Morgan Stanley warned investors that Citigroup’s weak quarterly revenue and persistent cost pressure could prompt management changes or structural options such as asset sales or regional carve-outs.

In a client note issued after Citigroup's quarterly results, Morgan Stanley analysts wrote that the bank's performance raises questions about leadership and strategic direction. The note cited weaker-than-expected revenue and ongoing pressure on profitability as the primary concerns.

Morgan Stanley pointed to declines in trading and investment banking activity relative to peers. The analysts also highlighted elevated costs linked to continued investment in technology and compliance, which left returns below levels investors expect for a global bank of Citigroup's size.

The note outlined potential responses the market or the board could consider. Options range from a refresh of senior management to structural steps such as selling non-core businesses, carving out regional operations or conducting a broader strategic review of Citigroup's global footprint.

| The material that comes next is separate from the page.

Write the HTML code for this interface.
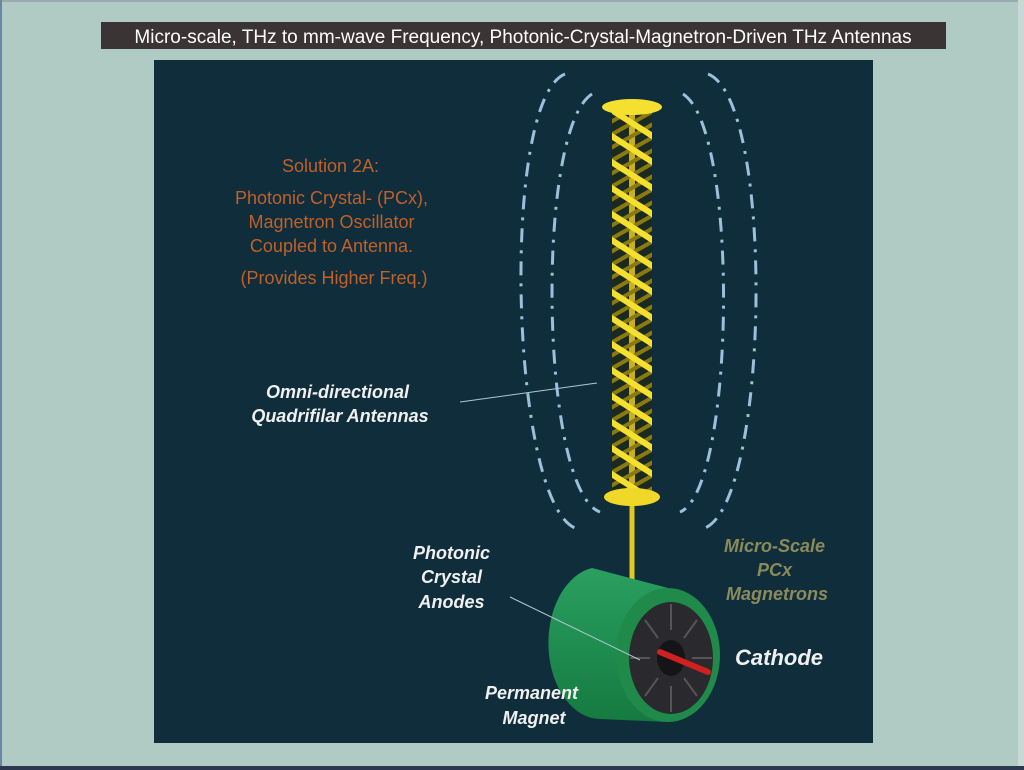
<!DOCTYPE html>
<html><head><meta charset="utf-8"><style>
html,body{margin:0;padding:0;width:1024px;height:770px;overflow:hidden;background:#b0cac4}
svg{display:block}
</style></head><body>
<svg width="1024" height="770" viewBox="0 0 1024 770" xmlns="http://www.w3.org/2000/svg">
<defs>
<pattern id="hel" patternUnits="userSpaceOnUse" width="40" height="26" patternTransform="translate(612,110)">
<line x1="-10" y1="30" x2="50" y2="-4" stroke="#8a7a10" stroke-width="4"/>
<line x1="-10" y1="17" x2="50" y2="-17" stroke="#8a7a10" stroke-width="4"/>
<line x1="-10" y1="43" x2="50" y2="9" stroke="#8a7a10" stroke-width="4"/>
</pattern>
<pattern id="hel2" patternUnits="userSpaceOnUse" width="40" height="26" patternTransform="translate(612,110)">
<line x1="-10" y1="-6" x2="50" y2="32" stroke="#f5e030" stroke-width="6"/>
<line x1="-10" y1="20" x2="50" y2="58" stroke="#f5e030" stroke-width="6"/>
<line x1="-10" y1="-32" x2="50" y2="6" stroke="#f5e030" stroke-width="6"/>
</pattern>
<linearGradient id="gb" x1="0" y1="0" x2="0" y2="1"><stop offset="0" stop-color="#2aa060"/><stop offset="1" stop-color="#157a40"/></linearGradient>
</defs>
<rect x="0" y="0" width="1024" height="2" fill="#9aaab0"/>
<rect x="0" y="0" width="2" height="770" fill="#6b85a8"/>
<rect x="0" y="766" width="1024" height="4" fill="#2c3850"/>
<rect x="1018" y="0" width="6" height="766" fill="#c8d8d4"/>
<rect x="101" y="22" width="845" height="27" fill="#3a3434"/>
<text x="523" y="43" text-anchor="middle" font-family="Liberation Sans, sans-serif" font-size="19" fill="#ffffff">Micro-scale, THz to mm-wave Frequency, Photonic-Crystal-Magnetron-Driven THz Antennas</text>
<rect x="154" y="60" width="719" height="683" fill="#0f2d3a"/>
<g fill="none" stroke="#9cc0dc" stroke-width="3" stroke-dasharray="14,8,3,8">
<path d="M565,74 C500,100 510,500 575,528"/>
<path d="M592,94 C535,130 540,490 600,512"/>
<path d="M708,74 C775,100 770,500 705,528"/>
<path d="M683,94 C740,130 735,490 680,512"/>
</g>
<line x1="632" y1="500" x2="632" y2="583" stroke="#e0c820" stroke-width="5"/>
<rect x="612" y="112" width="40" height="385" fill="#1a2a20"/>
<rect x="629" y="112" width="6" height="385" fill="#c8b020"/>
<rect x="612" y="112" width="40" height="385" fill="url(#hel)"/>
<rect x="612" y="112" width="40" height="385" fill="url(#hel2)"/>
<ellipse cx="632" cy="107" rx="30" ry="8" fill="#f5e030"/>
<ellipse cx="632" cy="497" rx="28" ry="9" fill="#f0d828"/>
<text font-family="Liberation Sans, sans-serif" font-size="18" fill="#c0602a" text-anchor="middle">
<tspan x="333" y="172">Solution 2A:</tspan>
<tspan x="334" y="204">Photonic Crystal- (PCx),</tspan>
<tspan x="334" y="228">Magnetron Oscillator</tspan>
<tspan x="334" y="252">Coupled to Antenna.</tspan>
<tspan x="334" y="284">(Provides Higher Freq.)</tspan>
</text>
<text font-family="Liberation Sans, sans-serif" font-size="18" font-weight="bold" font-style="italic" fill="#f0f0f0" text-anchor="middle">
<tspan x="340" y="398">Omni-directional</tspan>
<tspan x="340" y="422">Quadrifilar Antennas</tspan>
</text>
<line x1="460" y1="402" x2="597" y2="383" stroke="#b0c8d8" stroke-width="1"/>
<path d="M592,568 L668,588 L668,722 L600,719 A52,76 0 0 1 592,568 Z" fill="url(#gb)"/>
<ellipse cx="668" cy="655" rx="52" ry="67" fill="#1f8a4a"/>
<ellipse cx="671" cy="658" rx="42" ry="56" fill="#2a2a2e"/>
<g stroke="#555" stroke-width="2">
<line x1="671" y1="604" x2="671" y2="630"/><line x1="671" y1="686" x2="671" y2="712"/>
<line x1="630" y1="658" x2="650" y2="658"/><line x1="692" y1="658" x2="712" y2="658"/>
<line x1="645" y1="620" x2="658" y2="638"/><line x1="697" y1="620" x2="684" y2="638"/>
<line x1="645" y1="696" x2="658" y2="678"/><line x1="697" y1="696" x2="684" y2="678"/>
</g>
<ellipse cx="671" cy="658" rx="14" ry="18" fill="#151518"/>
<line x1="660" y1="652" x2="708" y2="672" stroke="#d02020" stroke-width="6" stroke-linecap="round"/>
<text font-family="Liberation Sans, sans-serif" font-size="18" font-weight="bold" font-style="italic" fill="#f0f0f0" text-anchor="middle">
<tspan x="454" y="559">Photonic</tspan>
<tspan x="454" y="583">Crystal</tspan>
<tspan x="454" y="608">Anodes</tspan>
<tspan x="534" y="699">Permanent</tspan>
<tspan x="534" y="724">Magnet</tspan>
</text>
<line x1="510" y1="597" x2="640" y2="660" stroke="#b0c8d8" stroke-width="1"/>
<text x="779" y="665" text-anchor="middle" font-family="Liberation Sans, sans-serif" font-size="22" font-weight="bold" font-style="italic" fill="#f0f0f0">Cathode</text>
<text font-family="Liberation Sans, sans-serif" font-size="18" font-weight="bold" font-style="italic" fill="#8a8a5c" text-anchor="middle">
<tspan x="777" y="552">Micro-Scale</tspan>
<tspan x="777" y="576">PCx</tspan>
<tspan x="777" y="600">Magnetrons</tspan>
</text>
</svg>
</body></html>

Investors adjusted their outlook for Citigroup shares after the earnings release and the analyst commentary. Market discussion centered on who would lead any corrective effort and what specific actions the bank might pursue.

CEO Jane Fraser has been overseeing a multi-year transformation that included cost cuts and exits from some consumer businesses. Morgan Stanley wrote that the recent quarter did not provide clear evidence of a sustained payoff from those efforts.

Analysts said the coming weeks and quarters will be important for Citigroup to show improved revenue momentum or clearer cost reductions. Any major management change or structural initiative would require board involvement and could result in a prolonged strategic process.

The bank's next quarterly report and any statements from the board or senior management are likely to be monitored for indications of how Citigroup plans to respond to the issues raised by investors and analysts.